YOUR GOAL |
Leave out the pictures, and write out exactly the lines from the beginning of the material to the line holding "2.1, 2.3, 2.5, 2.7, 2.9, 3.1, 3.3, 3.5, 3.7, 3.9]", that line included, and nothing else.

PROVIDED MATERIAL |
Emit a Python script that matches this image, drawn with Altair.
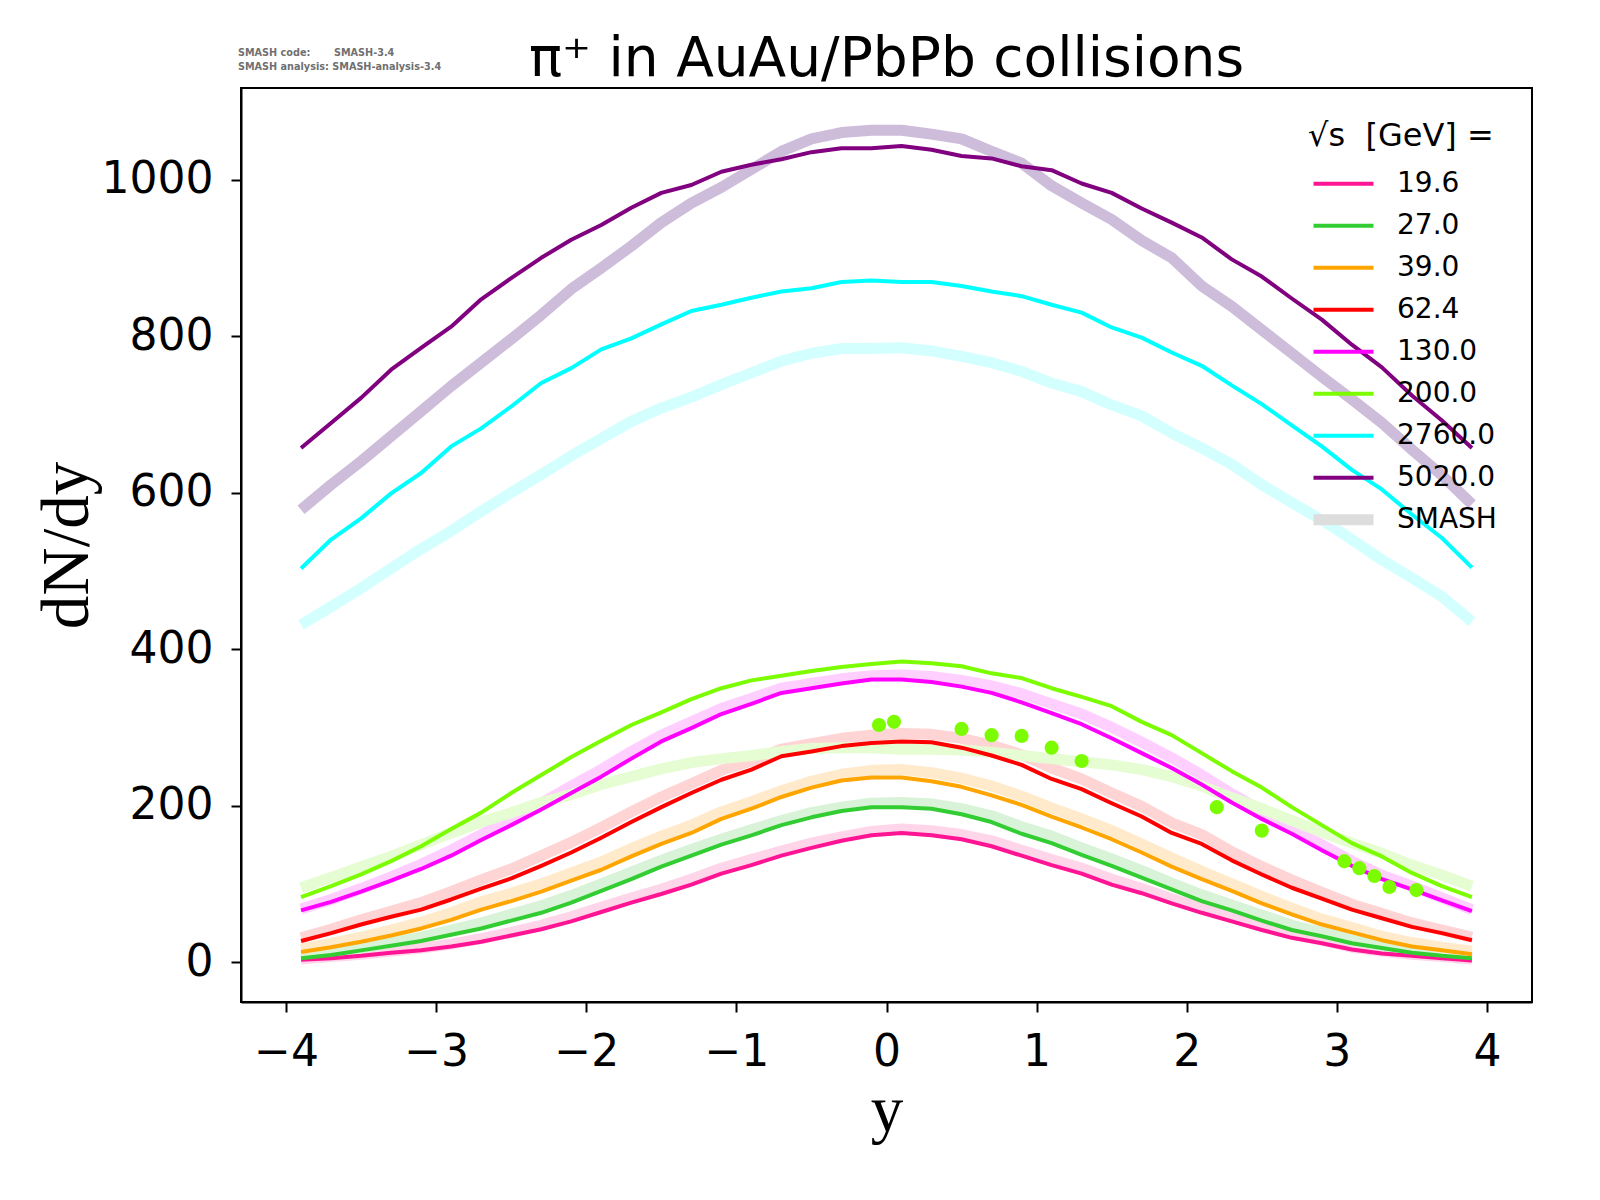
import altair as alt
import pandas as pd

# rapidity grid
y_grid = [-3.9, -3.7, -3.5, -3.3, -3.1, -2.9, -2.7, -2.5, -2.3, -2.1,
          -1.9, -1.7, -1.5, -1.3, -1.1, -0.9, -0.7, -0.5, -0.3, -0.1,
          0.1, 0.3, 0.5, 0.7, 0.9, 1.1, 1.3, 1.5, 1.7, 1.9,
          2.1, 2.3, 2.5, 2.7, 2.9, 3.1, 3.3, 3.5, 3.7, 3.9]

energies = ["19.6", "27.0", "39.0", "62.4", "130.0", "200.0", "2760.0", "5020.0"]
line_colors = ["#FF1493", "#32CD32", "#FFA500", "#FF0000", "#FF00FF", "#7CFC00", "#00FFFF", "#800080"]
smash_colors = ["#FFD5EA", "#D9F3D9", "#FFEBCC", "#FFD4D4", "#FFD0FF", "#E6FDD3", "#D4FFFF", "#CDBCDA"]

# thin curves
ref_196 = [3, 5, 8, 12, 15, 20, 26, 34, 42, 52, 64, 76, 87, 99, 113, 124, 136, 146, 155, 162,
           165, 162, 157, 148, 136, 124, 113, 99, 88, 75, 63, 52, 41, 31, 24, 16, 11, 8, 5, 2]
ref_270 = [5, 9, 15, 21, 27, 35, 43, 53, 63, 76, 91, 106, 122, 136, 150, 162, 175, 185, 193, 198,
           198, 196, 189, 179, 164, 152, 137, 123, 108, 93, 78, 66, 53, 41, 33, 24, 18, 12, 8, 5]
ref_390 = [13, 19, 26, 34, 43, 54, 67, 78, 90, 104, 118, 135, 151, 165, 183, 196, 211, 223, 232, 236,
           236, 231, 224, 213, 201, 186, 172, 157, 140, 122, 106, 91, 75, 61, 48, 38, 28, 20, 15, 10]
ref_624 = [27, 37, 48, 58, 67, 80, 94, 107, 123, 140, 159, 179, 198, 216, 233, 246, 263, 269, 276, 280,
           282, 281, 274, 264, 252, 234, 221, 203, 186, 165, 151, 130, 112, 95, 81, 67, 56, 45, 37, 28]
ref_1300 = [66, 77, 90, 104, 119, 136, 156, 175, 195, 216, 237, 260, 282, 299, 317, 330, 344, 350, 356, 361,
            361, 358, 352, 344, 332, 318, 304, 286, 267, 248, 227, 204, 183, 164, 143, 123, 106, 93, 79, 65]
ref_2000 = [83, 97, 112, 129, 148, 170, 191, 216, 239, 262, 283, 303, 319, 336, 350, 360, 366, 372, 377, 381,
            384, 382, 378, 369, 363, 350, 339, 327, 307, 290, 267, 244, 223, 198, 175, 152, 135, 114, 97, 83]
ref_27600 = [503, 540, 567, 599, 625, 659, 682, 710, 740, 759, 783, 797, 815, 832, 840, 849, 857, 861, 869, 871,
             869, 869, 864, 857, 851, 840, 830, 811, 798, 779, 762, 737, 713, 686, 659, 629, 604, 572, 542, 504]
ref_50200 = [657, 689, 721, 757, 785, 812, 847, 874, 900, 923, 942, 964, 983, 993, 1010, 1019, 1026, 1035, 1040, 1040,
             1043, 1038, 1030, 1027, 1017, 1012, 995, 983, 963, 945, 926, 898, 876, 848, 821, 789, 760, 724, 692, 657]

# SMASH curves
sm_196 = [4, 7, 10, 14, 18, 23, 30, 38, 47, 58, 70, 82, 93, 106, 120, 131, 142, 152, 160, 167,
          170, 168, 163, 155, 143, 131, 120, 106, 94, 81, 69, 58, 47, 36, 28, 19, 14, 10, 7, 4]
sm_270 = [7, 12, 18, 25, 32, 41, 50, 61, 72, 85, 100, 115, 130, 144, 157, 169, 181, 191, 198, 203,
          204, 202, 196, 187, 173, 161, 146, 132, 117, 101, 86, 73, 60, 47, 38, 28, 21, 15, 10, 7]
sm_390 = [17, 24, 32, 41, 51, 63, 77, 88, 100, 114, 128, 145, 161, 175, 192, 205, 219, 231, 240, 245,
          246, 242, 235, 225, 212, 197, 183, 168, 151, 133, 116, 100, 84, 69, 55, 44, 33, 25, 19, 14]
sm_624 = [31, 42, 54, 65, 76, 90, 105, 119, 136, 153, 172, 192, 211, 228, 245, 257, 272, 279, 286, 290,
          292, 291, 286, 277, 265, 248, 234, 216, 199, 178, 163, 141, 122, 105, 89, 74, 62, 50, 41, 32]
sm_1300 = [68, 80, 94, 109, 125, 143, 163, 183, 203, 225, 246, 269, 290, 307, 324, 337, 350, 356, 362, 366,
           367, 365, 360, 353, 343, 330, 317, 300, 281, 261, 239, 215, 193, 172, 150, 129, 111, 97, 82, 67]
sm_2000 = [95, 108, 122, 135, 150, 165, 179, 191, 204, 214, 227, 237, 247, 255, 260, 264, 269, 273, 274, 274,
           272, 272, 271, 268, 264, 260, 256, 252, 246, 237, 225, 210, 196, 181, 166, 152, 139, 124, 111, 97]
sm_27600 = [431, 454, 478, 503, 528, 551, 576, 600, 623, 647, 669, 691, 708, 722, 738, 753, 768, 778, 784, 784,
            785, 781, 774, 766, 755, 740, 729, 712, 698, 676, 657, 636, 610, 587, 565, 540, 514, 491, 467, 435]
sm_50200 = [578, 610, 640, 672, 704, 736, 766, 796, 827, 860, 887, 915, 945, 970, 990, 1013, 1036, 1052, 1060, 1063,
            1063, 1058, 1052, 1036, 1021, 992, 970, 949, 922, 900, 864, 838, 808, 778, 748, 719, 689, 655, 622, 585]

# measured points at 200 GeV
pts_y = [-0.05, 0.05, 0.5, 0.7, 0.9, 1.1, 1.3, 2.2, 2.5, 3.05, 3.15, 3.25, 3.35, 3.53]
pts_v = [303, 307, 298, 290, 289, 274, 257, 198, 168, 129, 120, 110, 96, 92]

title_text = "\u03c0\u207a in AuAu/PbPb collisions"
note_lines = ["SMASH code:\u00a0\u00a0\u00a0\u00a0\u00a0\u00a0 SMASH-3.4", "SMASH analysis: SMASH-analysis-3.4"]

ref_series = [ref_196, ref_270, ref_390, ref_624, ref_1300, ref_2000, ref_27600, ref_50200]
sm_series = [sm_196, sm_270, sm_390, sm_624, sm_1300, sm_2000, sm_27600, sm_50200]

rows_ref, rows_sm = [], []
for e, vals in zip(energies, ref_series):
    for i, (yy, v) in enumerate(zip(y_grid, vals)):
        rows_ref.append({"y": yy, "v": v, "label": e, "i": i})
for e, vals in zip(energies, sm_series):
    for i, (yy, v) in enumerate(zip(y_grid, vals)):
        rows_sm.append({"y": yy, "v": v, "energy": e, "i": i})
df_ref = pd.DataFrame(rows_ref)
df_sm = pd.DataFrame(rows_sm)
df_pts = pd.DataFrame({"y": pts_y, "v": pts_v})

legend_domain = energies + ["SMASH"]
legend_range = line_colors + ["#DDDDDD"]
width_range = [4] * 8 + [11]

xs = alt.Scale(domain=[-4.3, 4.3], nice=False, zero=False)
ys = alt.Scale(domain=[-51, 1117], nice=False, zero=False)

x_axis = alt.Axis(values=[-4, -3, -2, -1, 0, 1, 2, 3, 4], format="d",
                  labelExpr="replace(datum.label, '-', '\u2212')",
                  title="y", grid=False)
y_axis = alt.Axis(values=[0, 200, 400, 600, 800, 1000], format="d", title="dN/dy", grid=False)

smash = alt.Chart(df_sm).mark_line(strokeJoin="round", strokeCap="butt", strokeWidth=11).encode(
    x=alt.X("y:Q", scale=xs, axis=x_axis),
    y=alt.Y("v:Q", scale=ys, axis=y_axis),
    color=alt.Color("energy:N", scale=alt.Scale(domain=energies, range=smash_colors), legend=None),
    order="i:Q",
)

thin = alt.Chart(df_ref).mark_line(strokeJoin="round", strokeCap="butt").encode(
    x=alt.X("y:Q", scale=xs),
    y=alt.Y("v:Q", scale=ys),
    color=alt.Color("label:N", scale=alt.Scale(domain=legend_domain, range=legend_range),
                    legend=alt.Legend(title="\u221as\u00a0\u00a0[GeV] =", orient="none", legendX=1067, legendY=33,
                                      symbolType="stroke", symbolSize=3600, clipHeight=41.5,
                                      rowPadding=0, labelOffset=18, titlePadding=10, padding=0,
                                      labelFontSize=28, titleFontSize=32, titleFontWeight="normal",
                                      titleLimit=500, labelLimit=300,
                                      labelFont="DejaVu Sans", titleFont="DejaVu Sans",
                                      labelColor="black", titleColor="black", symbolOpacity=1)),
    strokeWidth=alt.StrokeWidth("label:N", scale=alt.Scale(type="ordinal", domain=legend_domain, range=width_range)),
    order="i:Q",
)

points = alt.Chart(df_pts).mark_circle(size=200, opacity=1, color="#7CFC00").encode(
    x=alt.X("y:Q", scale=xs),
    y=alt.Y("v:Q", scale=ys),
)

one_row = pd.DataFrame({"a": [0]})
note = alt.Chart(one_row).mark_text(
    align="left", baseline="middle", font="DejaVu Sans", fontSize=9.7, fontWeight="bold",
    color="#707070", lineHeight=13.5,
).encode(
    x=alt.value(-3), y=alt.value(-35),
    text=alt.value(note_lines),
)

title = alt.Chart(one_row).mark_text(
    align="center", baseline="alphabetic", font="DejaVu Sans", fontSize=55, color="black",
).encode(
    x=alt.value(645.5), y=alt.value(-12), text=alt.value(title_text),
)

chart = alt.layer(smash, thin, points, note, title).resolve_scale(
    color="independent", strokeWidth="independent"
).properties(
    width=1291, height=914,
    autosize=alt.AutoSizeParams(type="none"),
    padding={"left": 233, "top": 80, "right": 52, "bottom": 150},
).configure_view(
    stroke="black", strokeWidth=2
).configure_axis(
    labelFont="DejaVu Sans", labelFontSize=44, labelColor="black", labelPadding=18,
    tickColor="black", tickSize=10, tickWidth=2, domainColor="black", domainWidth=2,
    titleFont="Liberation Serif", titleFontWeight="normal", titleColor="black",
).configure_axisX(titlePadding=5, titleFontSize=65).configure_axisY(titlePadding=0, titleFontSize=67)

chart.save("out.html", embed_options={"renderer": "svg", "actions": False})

CORRECT ANSWER |
Emit a Python script that matches this image, drawn with Altair.
import altair as alt
import pandas as pd

# rapidity grid
y_grid = [-3.9, -3.7, -3.5, -3.3, -3.1, -2.9, -2.7, -2.5, -2.3, -2.1,
          -1.9, -1.7, -1.5, -1.3, -1.1, -0.9, -0.7, -0.5, -0.3, -0.1,
          0.1, 0.3, 0.5, 0.7, 0.9, 1.1, 1.3, 1.5, 1.7, 1.9,
          2.1, 2.3, 2.5, 2.7, 2.9, 3.1, 3.3, 3.5, 3.7, 3.9]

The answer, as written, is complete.